At any rate, I have had some difficulties in my current live-in relationship surrounding some of the issues you talk about here. Sometimes (okay, a lot of the time) there's less sex than I would choose if I got to choose. But if there were no affection? That would be a dealbreaker for me.
(I should say, too, though I'm worried that it will sound like unsolicited advice, that asking directly for what I want sometimes helps us with some of these things -- whether it's "when you go to the store, I really want you to get me something special, even if it's just a can of my favorite beets for 89 cents" or "I'm gonna masturbate now, and I really want you to hold me while I do it.")
*hugs* if you want them. Saying goodbye, even when it's time, is so very hard.
sorry to intrude... it is interesting to read your journal - your thoughts mirror my own but i am the wife who seems to the world to not appreciate the food put on the table, the "sacrifices" made by my hubby... but what it boils down to is that we are not in love, haven't been in love and i feel terribly unappreciated.
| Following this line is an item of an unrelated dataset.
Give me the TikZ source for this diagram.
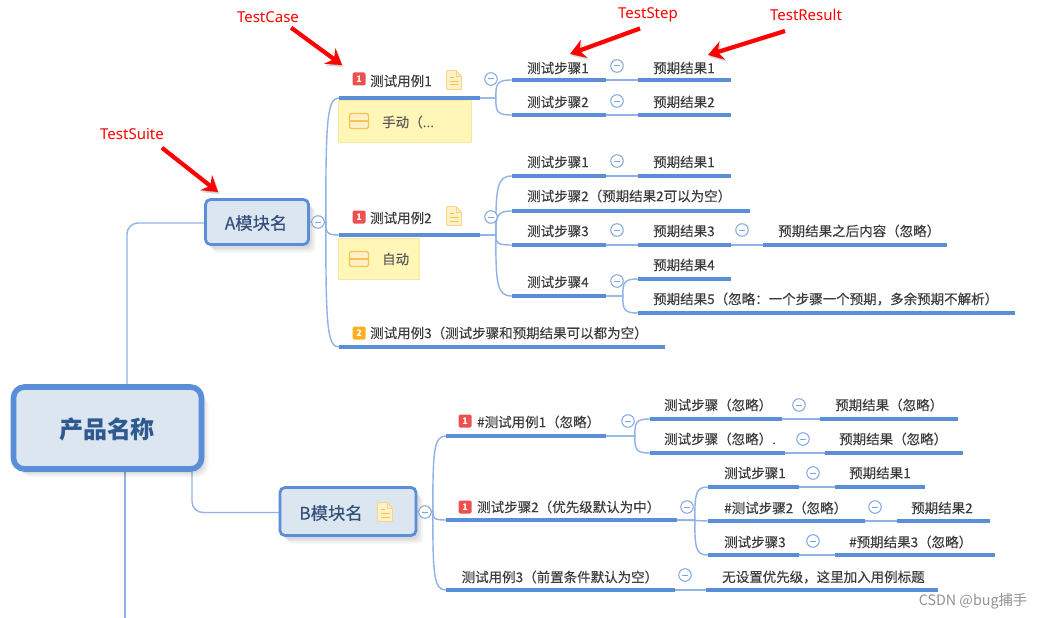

so i know where you are coming from.
i wish you luck (both of you) getting through this. divorce is rarely a breeze whether love is there or not. take care.
Okay, and thanks for the good wishes... I *DO* hope that I wasn't unclear in what I was saying about Chris (my wife). It's not that she's unappreciative, per se, and I sure as heck don't expect love and adoration for being the working member of the couple. Her illness really complicates the situation... she literally can't do a lot of things one might expect from a healthy person.
But, for all that I love her, and for all that I don't blame her for not showing her affection better, the fact of the matter is that it's hurting too badly to go on, without getting more affection (hugs, kisses, words, etc.. Sure, sex is great, but sexless love is better than loveless sex). Plus... well, I'm afraid I'm covering for her. She'll never have to learn to be responsible if I pay off the debts that she creates (by not calling doctors to give insurance information, etc..), keep her from needing to work, keeping the house from falling apart, etc..
no i do understand where you are coming from. i am sorry to hear of her health problems but you are right - enabling her is the worst thing you could do for her. i know this must be tough for you.
my estranged hubby and i have a strange arrangement. we still share living space albeit not bedrooms and thanks to our schedules have little time together. we coparent and our daughter has the luxury of having two parents at home. this arrangement is quickly becoming less than ideal.
i also understand the craving affection - we finally agreed to start seeing other people before we both dried up emotionally from lack of affection. even a date with hand holding helps. take care of yourself and if you ever need to vent, feel free to chat anytime. it is hard meandering through divorce much less dealing with it without people to talk to.
Sometimes, the concept of no-fault is very helpful.
As is the concept of "irreconcilable differences."
My ex and I couldn't point to anything specific; there was no (documented) spousal abuse, nothing that would make it "for cause." We just -- didn't get along. We grew in different directions after we got married, and we didn't want the same things out of life.
Please don't beat yourself up over something you couldn't have fixed, or about the fact that you couldn't fix it. I wanted things he couldn't give me, and he had no interest in learning how to give me those things. I don't see that there's any fault there, either in my situation or in yours.
Yes... no fault is good on both sides, here. It's good not to have to blame her, *OR* me, for the way things have gone. I don't have any blame, but I do have a lot of mourning over what could have been.